Information shown:
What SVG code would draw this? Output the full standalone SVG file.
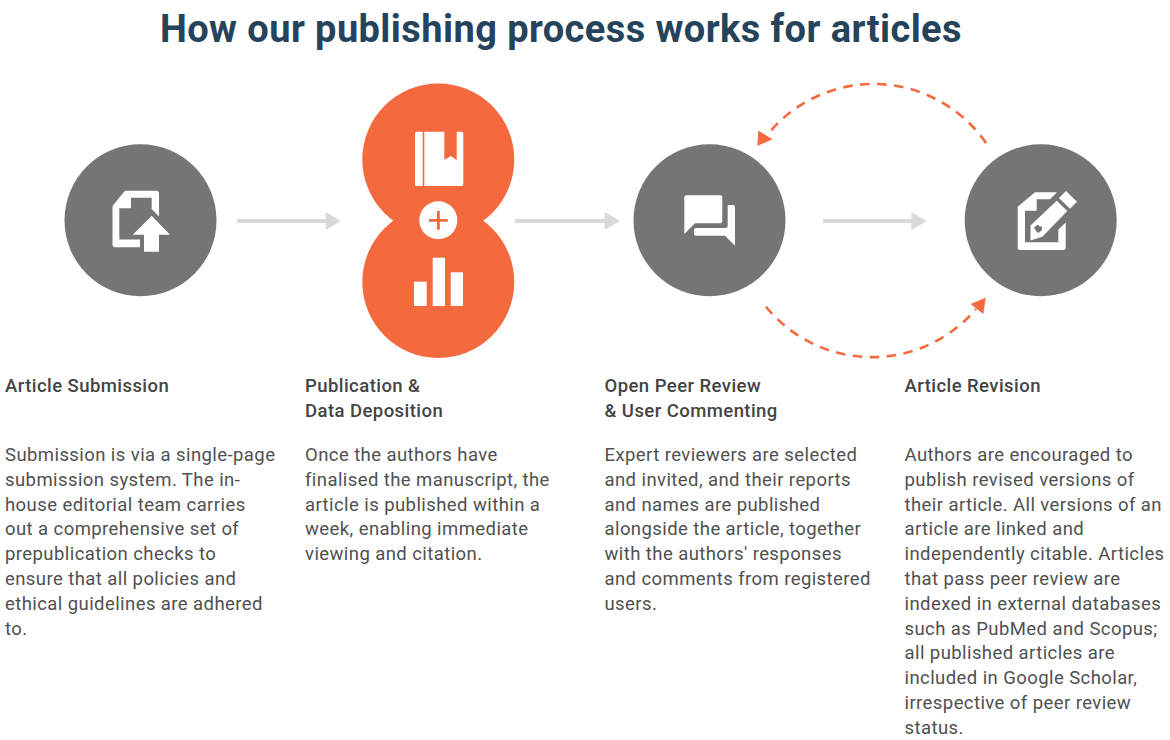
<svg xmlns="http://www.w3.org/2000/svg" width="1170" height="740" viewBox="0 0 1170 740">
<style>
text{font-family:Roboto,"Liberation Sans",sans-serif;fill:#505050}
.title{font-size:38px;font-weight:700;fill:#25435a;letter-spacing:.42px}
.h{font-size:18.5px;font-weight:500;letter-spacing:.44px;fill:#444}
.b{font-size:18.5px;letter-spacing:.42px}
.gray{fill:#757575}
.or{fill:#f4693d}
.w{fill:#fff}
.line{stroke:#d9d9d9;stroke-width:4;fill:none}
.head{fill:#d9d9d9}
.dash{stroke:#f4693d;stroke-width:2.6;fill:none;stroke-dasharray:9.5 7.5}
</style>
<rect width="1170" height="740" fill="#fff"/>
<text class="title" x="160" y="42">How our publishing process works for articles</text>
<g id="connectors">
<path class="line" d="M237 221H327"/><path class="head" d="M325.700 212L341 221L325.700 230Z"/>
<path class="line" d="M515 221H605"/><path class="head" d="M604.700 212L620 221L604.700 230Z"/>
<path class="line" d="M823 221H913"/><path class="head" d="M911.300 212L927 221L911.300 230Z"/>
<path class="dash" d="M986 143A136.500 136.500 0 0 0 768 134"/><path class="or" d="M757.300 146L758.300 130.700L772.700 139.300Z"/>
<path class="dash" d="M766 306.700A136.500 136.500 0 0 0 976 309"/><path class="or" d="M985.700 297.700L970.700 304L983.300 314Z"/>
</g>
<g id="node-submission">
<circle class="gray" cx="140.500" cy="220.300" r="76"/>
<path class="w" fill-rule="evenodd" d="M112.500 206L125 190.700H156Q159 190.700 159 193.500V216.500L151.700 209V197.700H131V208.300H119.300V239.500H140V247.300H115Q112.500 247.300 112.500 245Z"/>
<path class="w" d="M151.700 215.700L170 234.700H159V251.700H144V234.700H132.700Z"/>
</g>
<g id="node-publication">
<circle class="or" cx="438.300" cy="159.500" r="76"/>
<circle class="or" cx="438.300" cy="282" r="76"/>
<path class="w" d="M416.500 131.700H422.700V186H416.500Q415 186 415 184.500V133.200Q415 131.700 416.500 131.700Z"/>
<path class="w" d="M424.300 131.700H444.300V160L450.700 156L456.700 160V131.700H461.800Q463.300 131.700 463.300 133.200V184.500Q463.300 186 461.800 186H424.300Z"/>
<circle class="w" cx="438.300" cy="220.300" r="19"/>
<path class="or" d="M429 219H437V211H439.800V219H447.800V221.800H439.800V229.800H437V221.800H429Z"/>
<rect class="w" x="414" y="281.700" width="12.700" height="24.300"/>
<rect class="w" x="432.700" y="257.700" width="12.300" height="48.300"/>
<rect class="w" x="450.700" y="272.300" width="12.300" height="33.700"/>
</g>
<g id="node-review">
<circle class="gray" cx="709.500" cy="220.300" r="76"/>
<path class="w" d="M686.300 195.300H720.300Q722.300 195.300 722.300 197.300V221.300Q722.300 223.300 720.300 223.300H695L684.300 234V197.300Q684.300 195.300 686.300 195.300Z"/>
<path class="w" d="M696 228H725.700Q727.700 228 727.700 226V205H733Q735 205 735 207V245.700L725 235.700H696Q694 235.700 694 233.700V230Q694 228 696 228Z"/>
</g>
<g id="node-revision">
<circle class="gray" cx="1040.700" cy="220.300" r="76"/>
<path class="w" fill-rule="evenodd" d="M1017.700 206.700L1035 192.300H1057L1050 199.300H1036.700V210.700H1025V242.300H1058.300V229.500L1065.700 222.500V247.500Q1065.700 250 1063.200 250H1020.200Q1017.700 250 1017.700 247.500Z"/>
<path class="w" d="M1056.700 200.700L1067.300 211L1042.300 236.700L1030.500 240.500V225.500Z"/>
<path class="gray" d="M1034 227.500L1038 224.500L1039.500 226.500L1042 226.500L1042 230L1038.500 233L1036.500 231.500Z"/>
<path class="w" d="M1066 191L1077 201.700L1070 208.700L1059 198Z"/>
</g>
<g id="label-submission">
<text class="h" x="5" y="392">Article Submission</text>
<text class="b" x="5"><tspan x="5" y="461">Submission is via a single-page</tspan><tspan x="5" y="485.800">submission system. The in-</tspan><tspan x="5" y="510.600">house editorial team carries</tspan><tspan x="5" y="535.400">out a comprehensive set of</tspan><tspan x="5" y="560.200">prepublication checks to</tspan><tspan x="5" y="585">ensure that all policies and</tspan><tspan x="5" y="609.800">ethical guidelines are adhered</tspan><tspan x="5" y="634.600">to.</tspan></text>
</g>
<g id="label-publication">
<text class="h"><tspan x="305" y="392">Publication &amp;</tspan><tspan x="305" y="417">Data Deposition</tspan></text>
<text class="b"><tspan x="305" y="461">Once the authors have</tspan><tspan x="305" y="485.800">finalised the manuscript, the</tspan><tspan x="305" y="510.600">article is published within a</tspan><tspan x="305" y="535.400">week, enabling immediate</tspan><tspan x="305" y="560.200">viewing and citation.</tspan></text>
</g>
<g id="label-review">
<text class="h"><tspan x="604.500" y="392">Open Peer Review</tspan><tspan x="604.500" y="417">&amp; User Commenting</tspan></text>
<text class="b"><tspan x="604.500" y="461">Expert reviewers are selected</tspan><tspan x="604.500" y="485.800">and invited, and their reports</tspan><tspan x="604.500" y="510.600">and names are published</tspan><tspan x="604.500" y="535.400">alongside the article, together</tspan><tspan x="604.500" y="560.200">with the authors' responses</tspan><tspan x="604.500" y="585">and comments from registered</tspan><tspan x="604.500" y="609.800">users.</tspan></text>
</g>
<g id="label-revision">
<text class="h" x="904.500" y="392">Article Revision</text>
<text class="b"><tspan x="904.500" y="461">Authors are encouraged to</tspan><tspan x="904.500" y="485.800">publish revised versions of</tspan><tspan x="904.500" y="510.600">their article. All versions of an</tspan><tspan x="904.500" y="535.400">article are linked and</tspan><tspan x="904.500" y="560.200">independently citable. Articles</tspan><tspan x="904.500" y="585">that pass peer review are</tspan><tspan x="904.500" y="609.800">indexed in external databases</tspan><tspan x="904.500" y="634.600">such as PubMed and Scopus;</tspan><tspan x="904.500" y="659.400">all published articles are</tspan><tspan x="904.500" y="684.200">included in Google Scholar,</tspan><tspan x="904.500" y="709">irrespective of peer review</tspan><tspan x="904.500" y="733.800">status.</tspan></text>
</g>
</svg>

Requirements: Copy the material above in full and exactly, skipping pictures.

Exercise response:
What SVG code would draw this? Output the full standalone SVG file.
<svg xmlns="http://www.w3.org/2000/svg" width="1170" height="740" viewBox="0 0 1170 740">
<style>
text{font-family:Roboto,"Liberation Sans",sans-serif;fill:#505050}
.title{font-size:38px;font-weight:700;fill:#25435a;letter-spacing:.42px}
.h{font-size:18.5px;font-weight:500;letter-spacing:.44px;fill:#444}
.b{font-size:18.5px;letter-spacing:.42px}
.gray{fill:#757575}
.or{fill:#f4693d}
.w{fill:#fff}
.line{stroke:#d9d9d9;stroke-width:4;fill:none}
.head{fill:#d9d9d9}
.dash{stroke:#f4693d;stroke-width:2.6;fill:none;stroke-dasharray:9.5 7.5}
</style>
<rect width="1170" height="740" fill="#fff"/>
<text class="title" x="160" y="42">How our publishing process works for articles</text>
<g id="connectors">
<path class="line" d="M237 221H327"/><path class="head" d="M325.700 212L341 221L325.700 230Z"/>
<path class="line" d="M515 221H605"/><path class="head" d="M604.700 212L620 221L604.700 230Z"/>
<path class="line" d="M823 221H913"/><path class="head" d="M911.300 212L927 221L911.300 230Z"/>
<path class="dash" d="M986 143A136.500 136.500 0 0 0 768 134"/><path class="or" d="M757.300 146L758.300 130.700L772.700 139.300Z"/>
<path class="dash" d="M766 306.700A136.500 136.500 0 0 0 976 309"/><path class="or" d="M985.700 297.700L970.700 304L983.300 314Z"/>
</g>
<g id="node-submission">
<circle class="gray" cx="140.500" cy="220.300" r="76"/>
<path class="w" fill-rule="evenodd" d="M112.500 206L125 190.700H156Q159 190.700 159 193.500V216.500L151.700 209V197.700H131V208.300H119.300V239.500H140V247.300H115Q112.500 247.300 112.500 245Z"/>
<path class="w" d="M151.700 215.700L170 234.700H159V251.700H144V234.700H132.700Z"/>
</g>
<g id="node-publication">
<circle class="or" cx="438.300" cy="159.500" r="76"/>
<circle class="or" cx="438.300" cy="282" r="76"/>
<path class="w" d="M416.500 131.700H422.700V186H416.500Q415 186 415 184.500V133.200Q415 131.700 416.500 131.700Z"/>
<path class="w" d="M424.300 131.700H444.300V160L450.700 156L456.700 160V131.700H461.800Q463.300 131.700 463.300 133.200V184.500Q463.300 186 461.800 186H424.300Z"/>
<circle class="w" cx="438.300" cy="220.300" r="19"/>
<path class="or" d="M429 219H437V211H439.800V219H447.800V221.800H439.800V229.800H437V221.800H429Z"/>
<rect class="w" x="414" y="281.700" width="12.700" height="24.300"/>
<rect class="w" x="432.700" y="257.700" width="12.300" height="48.300"/>
<rect class="w" x="450.700" y="272.300" width="12.300" height="33.700"/>
</g>
<g id="node-review">
<circle class="gray" cx="709.500" cy="220.300" r="76"/>
<path class="w" d="M686.300 195.300H720.300Q722.300 195.300 722.300 197.300V221.300Q722.300 223.300 720.300 223.300H695L684.300 234V197.300Q684.300 195.300 686.300 195.300Z"/>
<path class="w" d="M696 228H725.700Q727.700 228 727.700 226V205H733Q735 205 735 207V245.700L725 235.700H696Q694 235.700 694 233.700V230Q694 228 696 228Z"/>
</g>
<g id="node-revision">
<circle class="gray" cx="1040.700" cy="220.300" r="76"/>
<path class="w" fill-rule="evenodd" d="M1017.700 206.700L1035 192.300H1057L1050 199.300H1036.700V210.700H1025V242.300H1058.300V229.500L1065.700 222.500V247.500Q1065.700 250 1063.200 250H1020.200Q1017.700 250 1017.700 247.500Z"/>
<path class="w" d="M1056.700 200.700L1067.300 211L1042.300 236.700L1030.500 240.500V225.500Z"/>
<path class="gray" d="M1034 227.500L1038 224.500L1039.500 226.500L1042 226.500L1042 230L1038.500 233L1036.500 231.500Z"/>
<path class="w" d="M1066 191L1077 201.700L1070 208.700L1059 198Z"/>
</g>
<g id="label-submission">
<text class="h" x="5" y="392">Article Submission</text>
<text class="b" x="5"><tspan x="5" y="461">Submission is via a single-page</tspan><tspan x="5" y="485.800">submission system. The in-</tspan><tspan x="5" y="510.600">house editorial team carries</tspan><tspan x="5" y="535.400">out a comprehensive set of</tspan><tspan x="5" y="560.200">prepublication checks to</tspan><tspan x="5" y="585">ensure that all policies and</tspan><tspan x="5" y="609.800">ethical guidelines are adhered</tspan><tspan x="5" y="634.600">to.</tspan></text>
</g>
<g id="label-publication">
<text class="h"><tspan x="305" y="392">Publication &amp;</tspan><tspan x="305" y="417">Data Deposition</tspan></text>
<text class="b"><tspan x="305" y="461">Once the authors have</tspan><tspan x="305" y="485.800">finalised the manuscript, the</tspan><tspan x="305" y="510.600">article is published within a</tspan><tspan x="305" y="535.400">week, enabling immediate</tspan><tspan x="305" y="560.200">viewing and citation.</tspan></text>
</g>
<g id="label-review">
<text class="h"><tspan x="604.500" y="392">Open Peer Review</tspan><tspan x="604.500" y="417">&amp; User Commenting</tspan></text>
<text class="b"><tspan x="604.500" y="461">Expert reviewers are selected</tspan><tspan x="604.500" y="485.800">and invited, and their reports</tspan><tspan x="604.500" y="510.600">and names are published</tspan><tspan x="604.500" y="535.400">alongside the article, together</tspan><tspan x="604.500" y="560.200">with the authors' responses</tspan><tspan x="604.500" y="585">and comments from registered</tspan><tspan x="604.500" y="609.800">users.</tspan></text>
</g>
<g id="label-revision">
<text class="h" x="904.500" y="392">Article Revision</text>
<text class="b"><tspan x="904.500" y="461">Authors are encouraged to</tspan><tspan x="904.500" y="485.800">publish revised versions of</tspan><tspan x="904.500" y="510.600">their article. All versions of an</tspan><tspan x="904.500" y="535.400">article are linked and</tspan><tspan x="904.500" y="560.200">independently citable. Articles</tspan><tspan x="904.500" y="585">that pass peer review are</tspan><tspan x="904.500" y="609.800">indexed in external databases</tspan><tspan x="904.500" y="634.600">such as PubMed and Scopus;</tspan><tspan x="904.500" y="659.400">all published articles are</tspan><tspan x="904.500" y="684.200">included in Google Scholar,</tspan><tspan x="904.500" y="709">irrespective of peer review</tspan><tspan x="904.500" y="733.800">status.</tspan></text>
</g>
</svg>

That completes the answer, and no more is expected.